The Power of the Powerless
The Power of the Powerless is an expansive political essay written in October 1978 by the Czech dramatist, political dissident and later politician, Václav Havel. The essay dissects the nature of the communist regime of the time, life within such a regime and how by their very nature such regimes can create dissidents of ordinary citizens. The essay goes on to discuss ideas and possible actions by loose communities of individuals linked by a common cause, such as Charter 77. Officially suppressed, the essay was circulated in samizdat form and translated into multiple languages.
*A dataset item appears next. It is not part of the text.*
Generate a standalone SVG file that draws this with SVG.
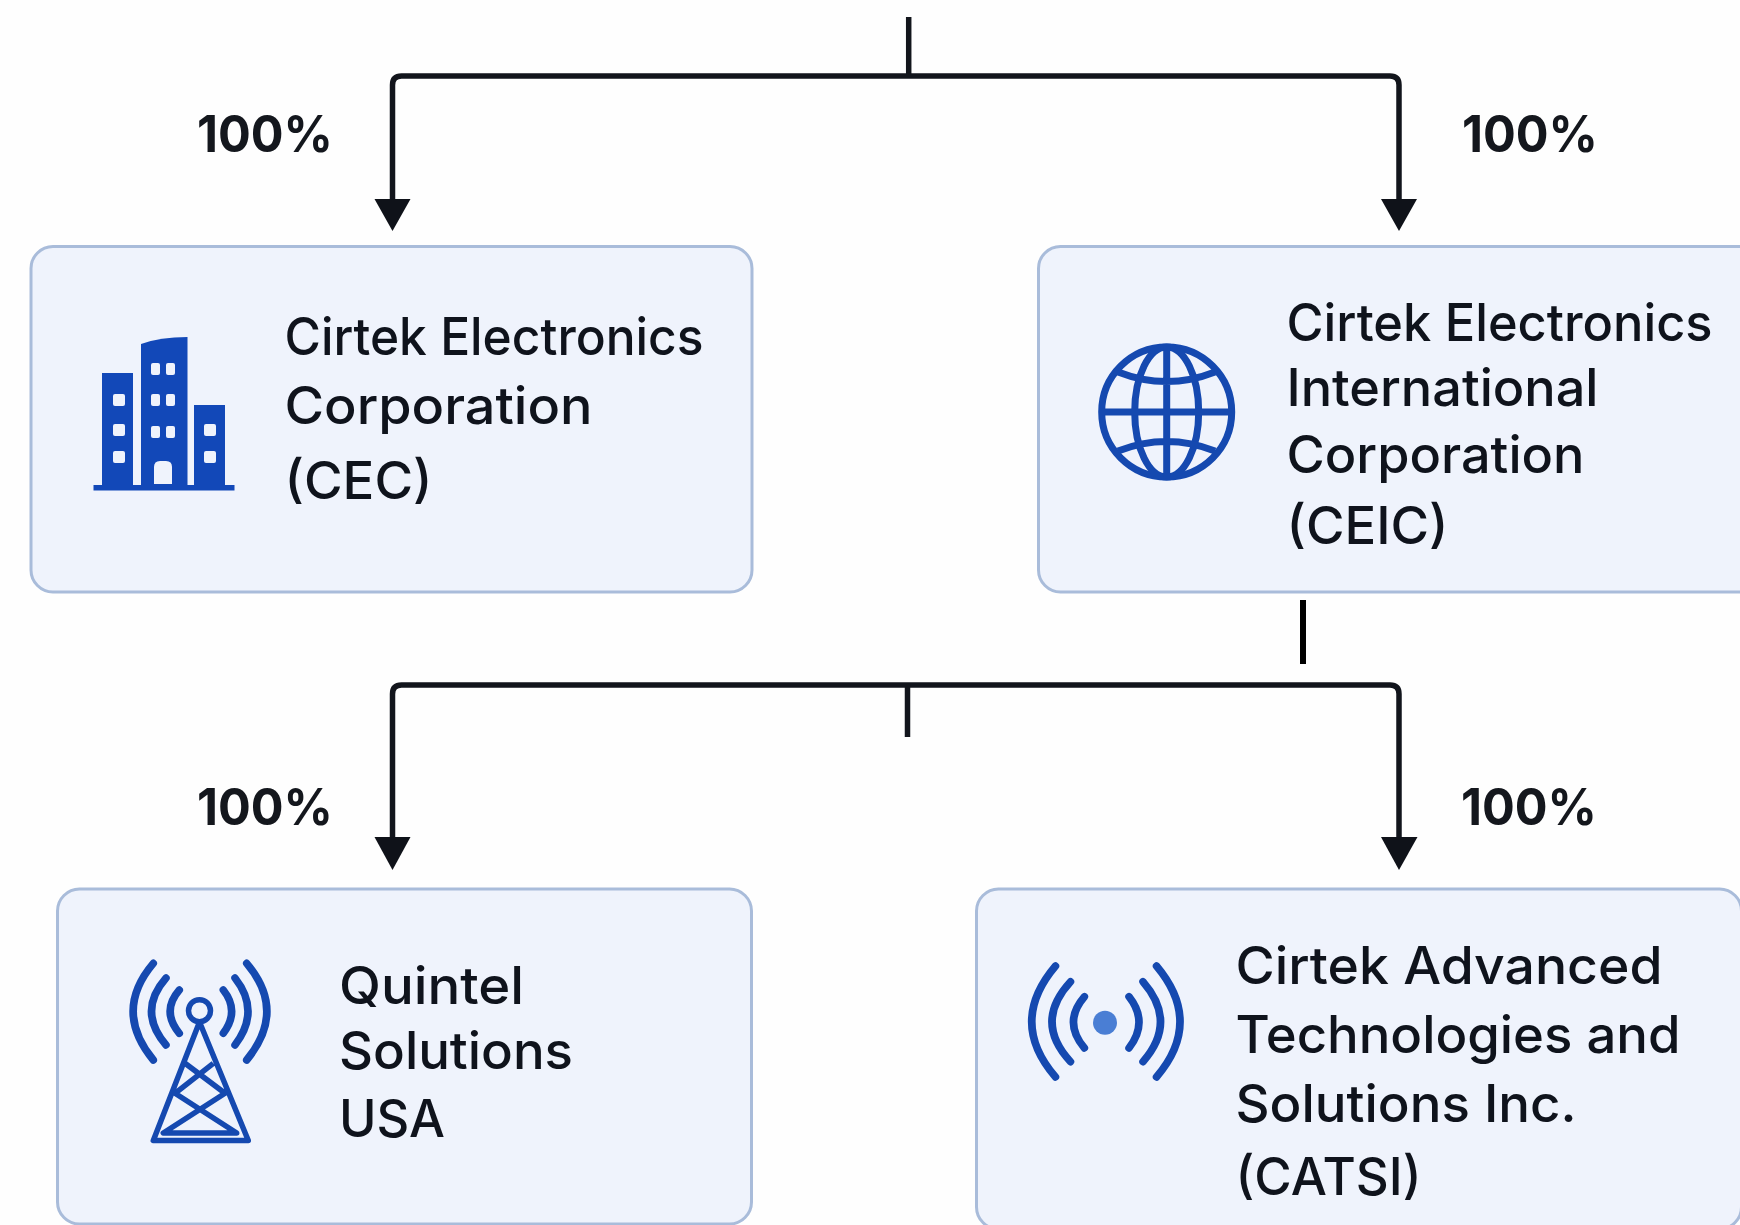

It became a manifesto for dissent in Czechoslovakia, Poland and other communist regimes.
Background
Under the communist regime in Czechoslovakia, there was an omnipresent pressure exerted by the political apparatus on culture. Various methods were utilized to pressure citizens into compliance. Havel's philosophical mentor, Jan Patočka, who was also the co-spokesman of the human rights petition, Charter 77, died of a stroke in March 1977, after an eleven-hour interrogation by the Czechoslovak secret police regarding his involvement in the Charter.After the launch of Charter 77, which coincided with the release of The Power of the Powerless, Havel was put under continuous pressure by the secret police. He was under constant government surveillance and they interrogated him almost daily. When he didn't cave, Havel was imprisoned. He was arrested in May 1979 and remained imprisoned until February 1983.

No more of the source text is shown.